I built a door that I thought was temporary to build the arch around, but that door is the only door I've used.  We built a 4" thermal layer around the sand (same as the floor under the fire brick), with a layer of wet newspaper in between.  This will help me know when I've hit the end of the sand when I pull the sand out later.
Continued building until the top was formed and then fill it out to full width:
Yay.  It was late and cold, but wonderful:
After a few days of drying and curious passers-by, I hoped the clay was dry enough to support its own weight without the sand as a support.
It was, and it was a lot of sand. 
We made some fires to help dry out the inside of the oven.  Very small sticks, no logs for a long fire.
Next, we added an 4-inch insulating layer of clay and wood-shavings.
We used wine bottles in this insulating layer too, as they were easier than making more insulating cob.

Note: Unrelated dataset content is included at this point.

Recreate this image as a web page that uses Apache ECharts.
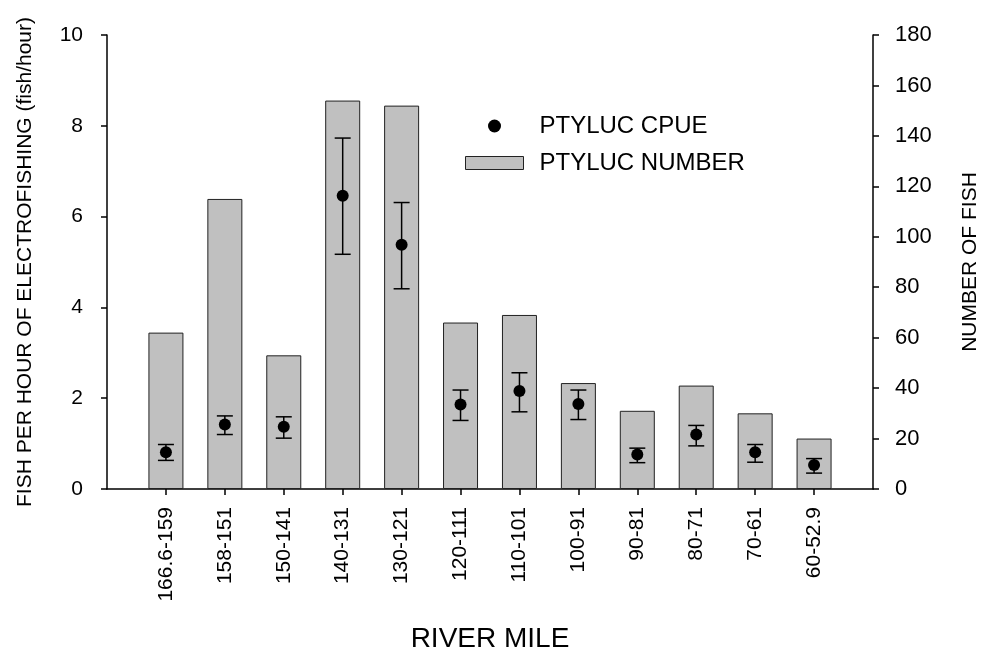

The finished insulating later.  This is the snuffaluffagus phase of the project:
More drying fires.
The trailer jacks are great at raising and lowering the oven, but rolling it on them is trickier.  They have a mind of their own.  So I installed 4 additional fixed wheels under the oven.  So I now raise the oven, remove the wooden leg supports shown under the legs here, lower the oven onto the fixed wheels, drag it out into the driveway, then reverse the process to get the oven onto stable wooden supports, cut to match the slight angle of my driveway.  I can do it on my own without much trouble, not bad for a 1700 pound oven.
Oh this is a glorious feeling, after about a 2-3 hour fire to heat up the oven very hot, then sealed up to "soak" and even out the heat.  The pizzas cooked in just a few minutes:
Not a glorious feeling is the neighbors who are in poor health and had trouble with the smoke from the fire.  After much agonizing, I decided to retrofit the oven so that it can be fired with propane, but I wood fires would be possible too.   I think the kicker was when I called the fire marshal to ask if my neighbor's claim was true, that what I was doing was illegal.  He said no, that I can burn a fire on my property and I was "within my rights."  I just didn't want to be that guy, and didn't want to cause problems for people who are sick.

So I bought a wok propane burner that happened to have an 8" cast iron pipe attached to it. 
I chiseled a hole in the oven very slowly to make sure I didn't cause a problem by making a large crack on the inside.  The chisel was completely buried in the oven before I got to an opening on the inside.
So now the propane burns to one side on the back of the oven, and it gradually builds heat pizza after pizza.  The first few take a while, but the later ones cooks a little quicker.  Still nothing like the heat of the wood fire after a few hours.